# Average dewa bill in a apartment



## craignewcastle (Aug 9, 2011)

Guys just a quick simple one here..

Whats people avg. dewa bill in a apartment??

I'll be working 5 days a week 8-7! I'll be on my own for 6 months just need a idea

Thanks Craig


----------



## BedouGirl (Sep 15, 2011)

Which area will you be in? You may also have district cooling?


----------



## craignewcastle (Aug 9, 2011)

Marina area


----------



## Georgie Burgess (Nov 20, 2011)

craignewcastle said:


> Marina area


We pay between 200-300 per month DEWA in Marina - this doesn't include District Cooling or Housing Fee (5% of Annual Rent/12)


----------



## craignewcastle (Aug 9, 2011)

Thanks that should give me some idea


----------



## mavzor (Feb 17, 2011)

craignewcastle said:


> Guys just a quick simple one here..
> 
> Whats people avg. dewa bill in a apartment??
> 
> ...


Hi Craig,
Thanks for posting another thread.

One cool thing we have on the internet is SEARCH
What it allows us to do is find answers for questions... that have been asked before! (or have been on a weekly basis)
Amazing stuff these days I know.

So let me just google that inquiry for you...
Let me google that for you


----------



## craignewcastle (Aug 9, 2011)

mavzor said:


> Hi Craig,
> Thanks for posting another thread.
> 
> One cool thing we have on the internet is SEARCH
> ...


Please do and let me know!!


----------



## this_ae (Feb 9, 2011)

Hi..

For me.. 400-450 ( housing fee = 250 including) ... This is only Dewa not including air con...

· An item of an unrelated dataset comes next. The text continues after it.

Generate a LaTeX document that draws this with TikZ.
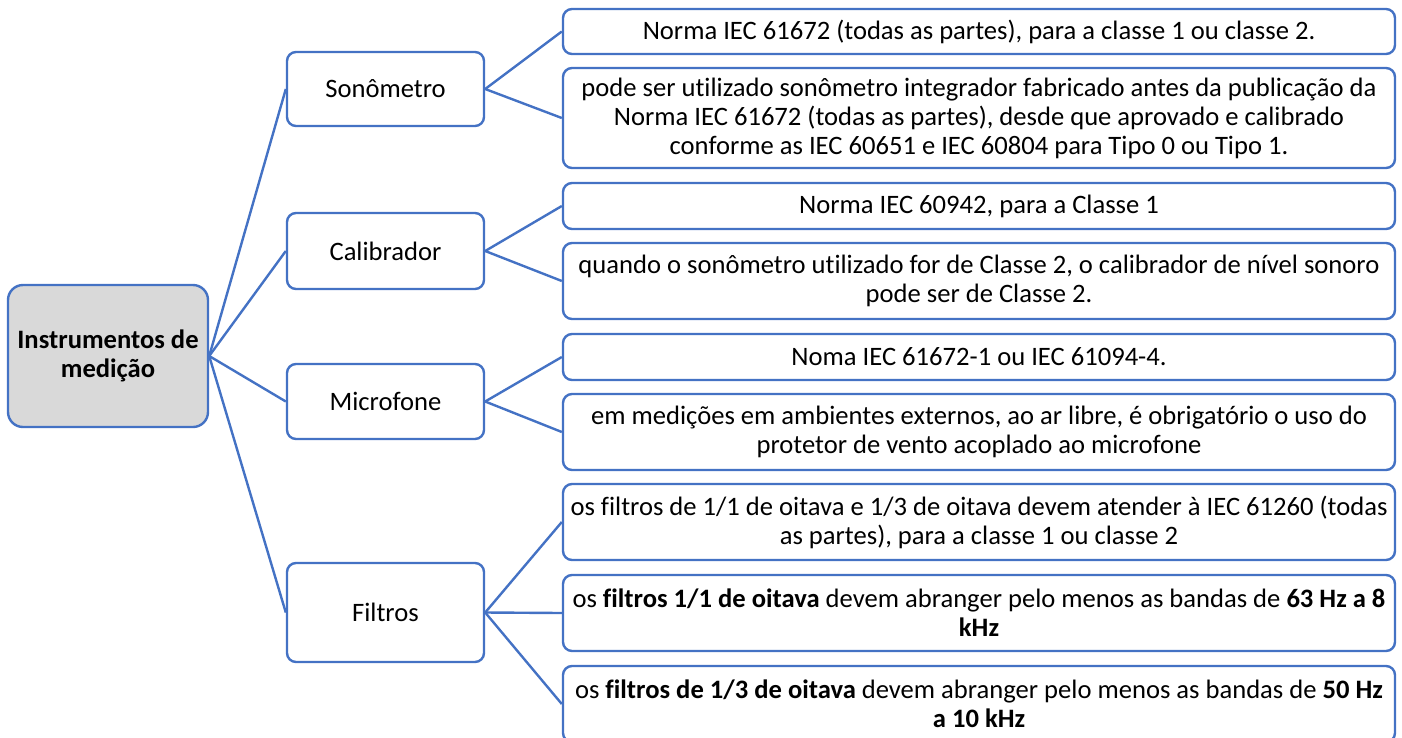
\documentclass[tikz,border=0pt]{standalone}
\usepackage{fontspec}
\setmainfont{Carlito}[Ligatures=CommonOff]
\definecolor{lineblue}{HTML}{4472C4}
\definecolor{rootgray}{HTML}{D9D9D9}
\begin{document}
\begin{tikzpicture}[x=1pt,y=-1pt,
  every node/.style={font=\fontsize{26.6}{29}\selectfont, text=black, inner sep=0pt, align=center},
  box/.style={draw=lineblue, line width=2.4pt, rounded corners=9pt, fill=white},
  rootbox/.style={box, fill=rootgray, rounded corners=15pt, minimum width=200pt, minimum height=142pt},
  lone/.style={box, minimum width=197pt},
  ltwo/.style={box, minimum width=832pt},
  conn/.style={draw=lineblue, line width=2.4pt}]
\useasboundingbox (0,0) rectangle (1402,737);

\node[rootbox] (root) at (108,356) {\textbf{Instrumentos de}\\\textbf{medição}};

\node[lone, minimum height=74pt] (son) at (385.5,89) {Sonômetro};
\node[lone, minimum height=76pt] (cal) at (385.5,251) {Calibrador};
\node[lone, minimum height=75pt] (mic) at (385.5,401.5) {Microfone};
\node[lone, minimum height=99pt] (fil) at (385.5,612.5) {Filtros};

\node[ltwo, minimum height=45pt] (n1) at (979,31.5) {Norma IEC 61672 (todas as partes), para a classe 1 ou classe 2.};
\node[ltwo, minimum height=100pt] (n2) at (979,118) {pode ser utilizado sonômetro integrador fabricado antes da publicação da\\Norma IEC 61672 (todas as partes), desde que aprovado e calibrado\\conforme as IEC 60651 e IEC 60804 para Tipo 0 ou Tipo 1.};
\node[ltwo, minimum height=46pt] (c1) at (979,206) {Norma IEC 60942, para a Classe 1};
\node[ltwo, minimum height=76pt] (c2) at (979,281) {quando o sonômetro utilizado for de Classe 2, o calibrador de nível sonoro\\pode ser de Classe 2.};
\node[ltwo, minimum height=46pt] (m1) at (979,357) {Noma IEC 61672-1 ou IEC 61094-4.};
\node[ltwo, minimum height=76pt] (m2) at (979,432) {em medições em ambientes externos, ao ar libre, é obrigatório o uso do\\protetor de vento acoplado ao microfone};
\node[ltwo, minimum height=76pt] (f1) at (979,522) {os filtros de 1/1 de oitava e 1/3 de oitava devem atender à IEC 61260 (todas\\as partes), para a classe 1 ou classe 2};
\node[ltwo, minimum height=76pt] (f2) at (979,613) {os \textbf{filtros 1/1 de oitava} devem abranger pelo menos as bandas de \textbf{63 Hz a 8}\\\textbf{kHz}};
\node[ltwo, minimum height=76pt] (f3) at (979,704) {os \textbf{filtros de 1/3 de oitava} devem abranger pelo menos as bandas de \textbf{50 Hz}\\\textbf{a 10 kHz}};

\draw[conn] (root.east) -- (son.west);
\draw[conn] (root.east) -- (cal.west);
\draw[conn] (root.east) -- (mic.west);
\draw[conn] (root.east) -- (fil.west);
\draw[conn] (son.east) -- (n1.west);
\draw[conn] (son.east) -- (n2.west);
\draw[conn] (cal.east) -- (c1.west);
\draw[conn] (cal.east) -- (c2.west);
\draw[conn] (mic.east) -- (m1.west);
\draw[conn] (mic.east) -- (m2.west);
\draw[conn] (fil.east) -- (f1.west);
\draw[conn] (fil.east) -- (f2.west);
\draw[conn] (fil.east) -- (f3.west);
\end{tikzpicture}
\end{document}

One person, no cooking , work 5 days outside 9am-9pm.. Spend whole Friday at home.

Hope this help.
Have a good day.
Ae


----------



## craignewcastle (Aug 9, 2011)

this_ae said:


> Hi..
> 
> For me.. 400-450 ( housing fee = 250 including) ... This is only Dewa not including air con...
> 
> ...



Thanks ae, am guessing a/c will be only about 1000 a month is it?


----------



## this_ae (Feb 9, 2011)

I do not get the ac charge it is included with the rent.

But heard from people who live in JBR 2 bedrooms. They have to pay 1000 per quarter and variable 100-200 per month.

Have a good day.
Ae


----------